When we read it the way Paul puts it in Romans 3 it may seem that he’s suggesting that we are. But when we read it from Psalm 14 we see what Paul is actually saying in Romans 3 – all people are sinful, biblical fools even, because we ignore God and we ignore people made in God’s image. This was our main idea from Sunday’s sermon.

The solution to this serious problem is that we need to see God and good. The clearest place we see both of these is on the Cross. If we, unlike the Rich Young Ruler of Mark 10, can realize Jesus as God (instead of simply a good teacher), who died for our own sins, and see people as made in the image of God then we will do much more good than we do otherwise.
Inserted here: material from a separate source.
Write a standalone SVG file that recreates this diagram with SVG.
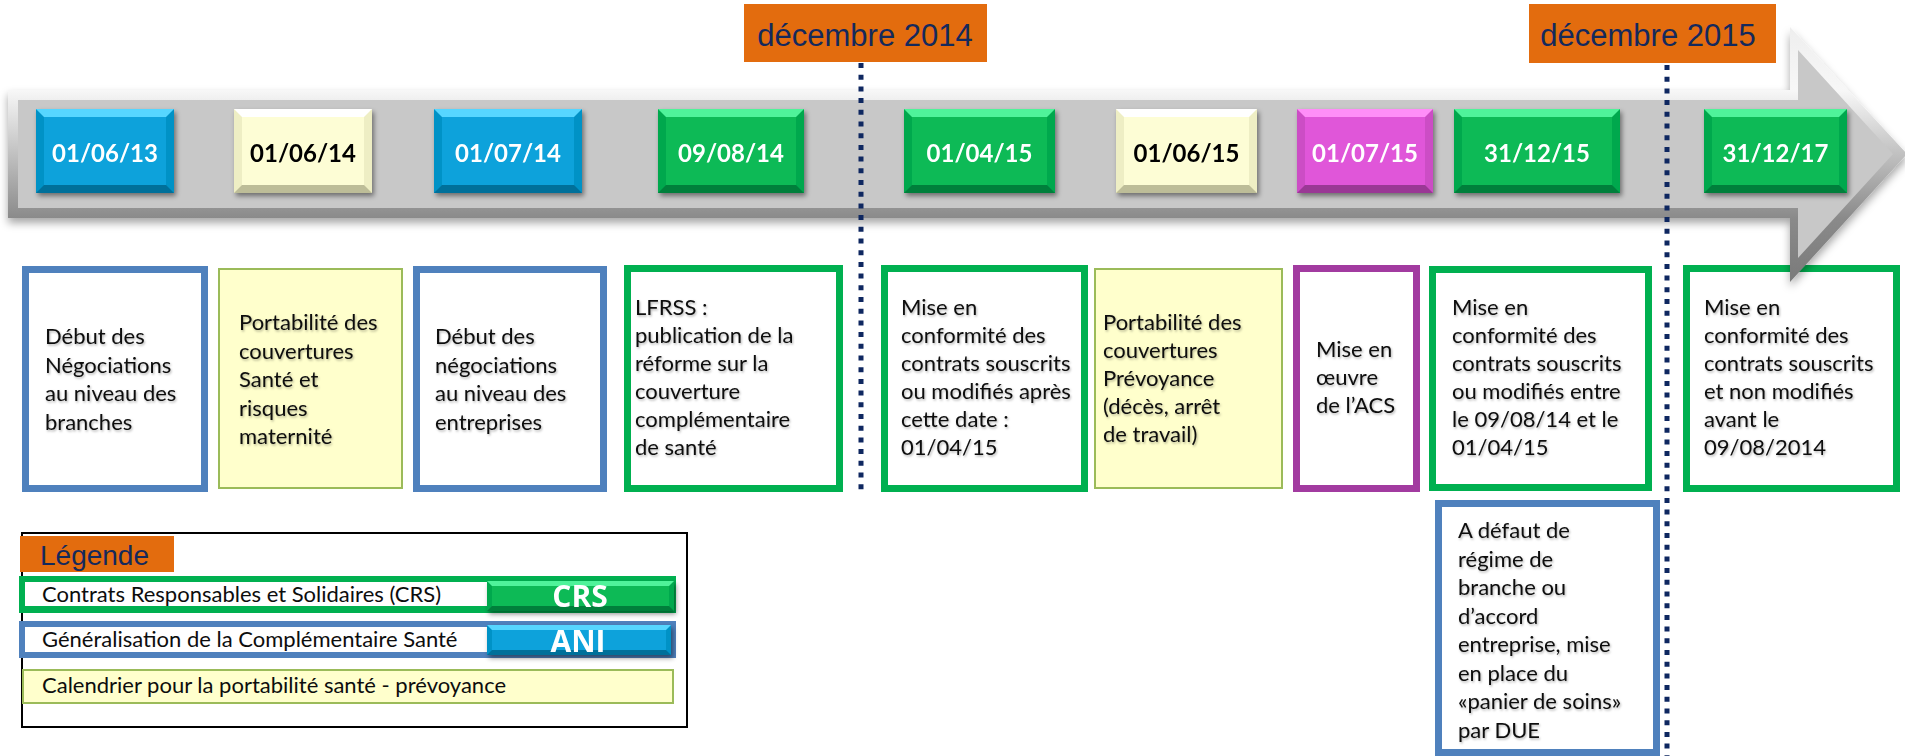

I was struck by the power of this, and my sin, on Sunday morning. And as we headed out to lunch God continued to correct my view of Himself and His people. I was recognizing how much of a great life God desires for us to have; the kind of joy and godliness He offers in the Gospel. See, when I devalue my wife by not loving her the way I ought to I’m not recognizing God, and I’m not recognizing her made in His image. I’m only concerned about myself. The same goes for my kids. The same goes for anyone I may ever see or think about! So, on one hand, I am horribly convicted as a sinful man who does truly ignore God and God’s people. But on the other hand, now that salvation has come (Psalm 14.7) because I trust in Jesus to forgive me of sin and recreate me in His image, I find tremendous joy in loving my wife and kids and neighbor not for what they do or don’t do but simply because I ought to – and simply because I view God as excellent and people created in His image as beautiful and valuable.

This is something that we as a church must “get.”

Because we realize Jesus as God – as savior. And because we realize people as made in His image. And, especially because, we realize the Gospel as saving us and recreating us, we must be a church that blesses people with the knowledge and the benefit of the Kingdom of God that is, actually, here, now!

Tim Keller has written a fantastic book, one that I have recommended before, one that, providentially, became available on Sunday morning as a free audio book on christianaudio.com. (Go to christianaudio.com/free). This book has been the catalyst for mercy ministry in my mind for a long time. As our vision for mercy ministry takes shape into reality I’m hopeful that this book and your own passions for ministry here in our city shape how we love people.

To sum this all up then. Psalm 14 (and thus Romans 3) ought to convict us of our sin of ignoring God and ignoring people and move us, seeing and trusting the Gospel where we see God and good, to fulfill the law – to love God and to love people. Paul says it this way:

But now the righteousness of God has been manifested apart from the law, although the Law and the Prophets bear witness to it— 22 the righteousness of God through faith in Jesus Christ for all who believe. For there is no distinction: 23 for all have sinned and fall short of the glory of God, 24 and are justified by his grace as a gift, through the redemption that is in Christ Jesus, 25 whom God put forward as a propitiation by his blood, to be received by faith. This was to show God’s righteousness, because in his divine forbearance he had passed over former sins. 26 It was to show his righteousness at the present time, so that he might be just and the justifier of the one who has faith in Jesus.

27 Then what becomes of our boasting? It is excluded. By what kind of law? By a law of works? No, but by the law of faith. 28 For we hold that one is justified by faith apart from works of the law. 29 Or is God the God of Jews only? Is he not the God of Gentiles also? Yes, of Gentiles also, 30 since God is one—who will justify the circumcised by faith and the uncircumcised through faith. 31 Do we then overthrow the law by this faith? By no means! On the contrary, we uphold the law.

Now that salvation – justification and recreation – has come we ought to uphold the law – love God and love people. May TcD be a church known for doing this well, because her Savior did it well.